# sundadanio axelrodi + shrimp



## johnny313 (Apr 15, 2011)

nice fish! im trying to get a bunch of these now. did you breed your pygmy cory's?


----------



## diwu13 (Sep 20, 2011)

While I haven't had experience with these fishes I can only assume they are like other schooling fishes (danios, tetras) and will most likely not harm full grown shrimps. I am sure they will attack and eat shrimplets though.


----------



## HiepSTA (Aug 23, 2011)

@johnny i did not breed my cory's i might research and try though...
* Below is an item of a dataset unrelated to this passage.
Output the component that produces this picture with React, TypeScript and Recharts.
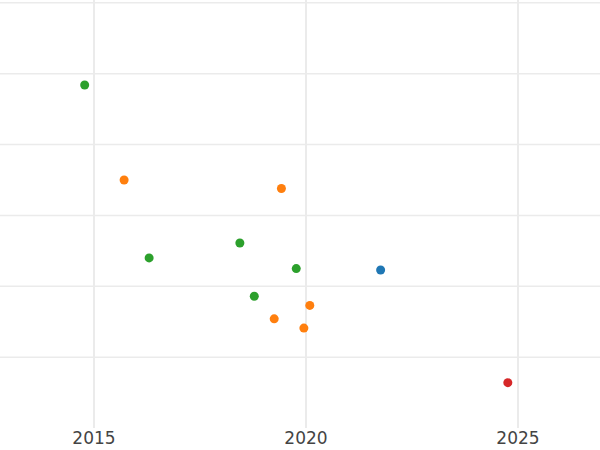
import React from "react";
import { ScatterChart, Scatter, XAxis, YAxis, ReferenceLine } from "recharts";

const greenX = [2014.78, 2016.3, 2018.44, 2018.78, 2019.77];
const greenY = [4.84, 2.4, 2.61, 1.86, 2.25];
const orangeX = [2015.71, 2019.42, 2019.25, 2020.09, 2019.95];
const orangeY = [3.5, 3.38, 1.54, 1.73, 1.41];
const blueX = [2021.76];
const blueY = [2.23];
const redX = [2024.76];
const redY = [0.64];

const xTicks = [2015, 2020, 2025];
const yTicks = [1, 2, 3, 4, 5, 6];

const toPoints = (xs: number[], ys: number[]) => xs.map((x, i) => ({ x, y: ys[i] }));

const series = [
  { name: "green", color: "#2ca02c", data: toPoints(greenX, greenY) },
  { name: "orange", color: "#ff7f0e", data: toPoints(orangeX, orangeY) },
  { name: "blue", color: "#1f77b4", data: toPoints(blueX, blueY) },
  { name: "red", color: "#d62728", data: toPoints(redX, redY) },
];

const Tick = (props: any) => {
  const { x, y, payload } = props;
  return (
    <text x={x} y={y + 8} textAnchor="middle" fill="#444" fontSize={17} fontFamily="DejaVu Sans">
      {payload.value}
    </text>
  );
};

const Dot = (props: any) => {
  const { cx, cy, fill } = props;
  return <circle cx={cx} cy={cy} r={4.5} fill={fill} />;
};

export default function App() {
  return (
    <div style={{ position: "absolute", left: 0, top: 0, width: 600, height: 450, background: "#fff" }}>
      <ScatterChart width={600} height={450} margin={{ top: 0, right: 0, bottom: 0, left: 0 }}>
        <XAxis
          type="number"
          dataKey="x"
          domain={[2012.783, 2026.934]}
          ticks={xTicks}
          axisLine={false}
          tickLine={false}
          height={22}
          tick={<Tick />}
          allowDataOverflow
        />
        <YAxis type="number" dataKey="y" domain={[0, 6.04]} ticks={yTicks} hide width={0} allowDataOverflow />
        {yTicks.map((t) => (
          <ReferenceLine key={"y" + t} y={t} stroke="#ebebeb" strokeWidth={1.5} />
        ))}
        {xTicks.map((t) => (
          <ReferenceLine key={"x" + t} x={t} stroke="#ebebeb" strokeWidth={2} />
        ))}
        {series.map((s) => (
          <Scatter key={s.name} name={s.name} data={s.data} fill={s.color} shape={<Dot />} isAnimationActive={false} />
        ))}
      </ScatterChart>
    </div>
  );
}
my boraras brigittae do not harm shrimplets, i noticed the briggittae and the axelrodi are very similar in size and behavior, so hopefully i can keep the axelrodi, im going to pick up 2 or 3 today and have a test run


----------



## h4n (Jan 4, 2006)

Let us know how they do with shrimplets. They look so cool!


----------



## HiepSTA (Aug 23, 2011)

yeah its almost like a neon tetra but almost the whole body is iridescent rather than just a band


----------



## bigstick120 (May 23, 2005)

Yes, thats my photo!

I had them with shrimp, they dont bother them. They hang out in the middle part of the tank. The only thing they would bother would be the tiny babies, which are usually on the bottom.


----------



## HiepSTA (Aug 23, 2011)

yeah i wasnt concerned about adults, just the babies. i just bought two today... ill keep an eye on them for a while, if i dont see them picking at any babies ill buy like 8 more


----------



## HiepSTA (Aug 23, 2011)

very nice pictures by the way!


----------